The company plans to invest $24 billion this year, more than rivals BHP Billiton Ltd. and Rio Tinto Group, to expand its output capacity to 522 million metric tons of iron ore by 2015, enough to supply about 10 months of China’s demand. Iron-ore prices rose to the highest since at least 2008 last week on rising Chinese consumption and speculation that India, the world’s third-largest exporter, will further curtail supplies.

“Vale will continue to post impressive financial figures as commodity prices, particularly for iron ore, have risen dramatically,” Jonathan Brandt, an equity analyst at HSBC Holdings Plc in New York, said today in a note to clients. The company should have a “robust” year as it brings on additional capacity through new projects, he said.

Vale Rises

Vale rose 21 centavos to 49.46 reais as of 13:43 in Sao Paulo after earlier rising as much as 2.3 percent, the most since Jan. 3. Before today, the stock had gained about 1.6 percent this year, compared with a 3.4 percent decline for the benchmark Bovespa Index.

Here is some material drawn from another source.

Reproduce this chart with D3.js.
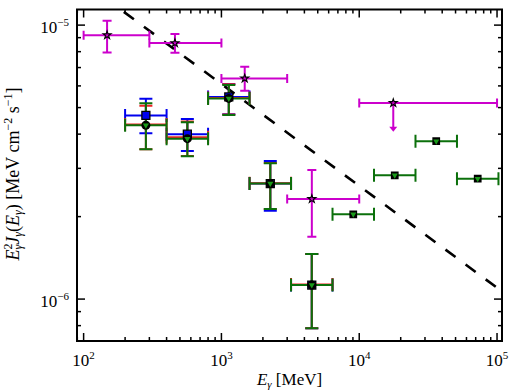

Vale was expected to post per-share profit of $1.01 on an adjusted basis, according to the average estimate of 11 analysts in a Bloomberg survey.

Revenue more than doubled to $15.2 billion from $6.54 billion in the fourth quarter.

The price of ore with 62 percent iron content delivered to China fell 0.4 percent to $184.10 a metric ton yesterday, according to Steel Business Briefing Commodities Research.

Vale shipped 81.9 million tons of iron ore and pellets in the period, up 17 percent from a year earlier, the company said yesterday in the filing. Quarterly profit fell short of a previous record of $6.04 billion in last year’s third quarter.

Market Imbalance

“The performance of iron-ore and pellet prices over the year shows the imbalance between global demand and supply,” according to the company. The imbalance “was the main reason for the significant revenue increase.”

Annual iron-ore production reached 307.8 million tons last year, a record for the miner and 29 percent higher than in 2009, Vale said. The company expects “a robust expansion” of the world economy this year, “supportive of a strong demand for minerals and metals,” it said.

BHP plans to spend $80 billion by the end of the 2015 financial year to expand and develop its mines, including coking coal and iron-ore projects, of which $15 billion will be invested during 2011. Rio Tinto said Feb. 10 that it expects to invest about $13 billion during this year.

Melbourne-based BHP is the world’s largest mining company and Rio Tinto is the third largest by market value.

Vale will be “disciplined” with its capital allocation and wait to see its performance during the year before deciding on any potential increase of dividend payments, Chief Executive Officer Roger Agnelli said today during the call with investors.

Copper Target

Agnelli also said the target to produce 1 million tons of copper a year by 2015 is “still alive” and that it is seeking opportunities in countries such as Zambia and Congo. Vale produced 207,000 tons of copper during 2010, up 4.5 percent from 2009, according to its production report released yesterday.

Nickel output for the fourth quarter more than doubled from a year earlier to 65,000 metric tons, while copper production climbed to 76,000 tons from 32,000 tons.

The company said last week that its total nickel production will be cut by about 5 percent this year as it repairs a damaged furnace at its Copper Cliff plant in Canada. The company, which last year said it was expecting to become the world’s top nickel producer in 2011, will lose about 15,000 metric tons of annual refined nickel production because of the downtime.

Rain in Australia and Brazil also affected the company’s production of coal and iron ore in the first quarter of this year, Vale said. Coal output in Australia was cut by 500,000 metric tons, or about 10 percent, and storms in Brazil reduced production of iron ore by about 600,000 tons.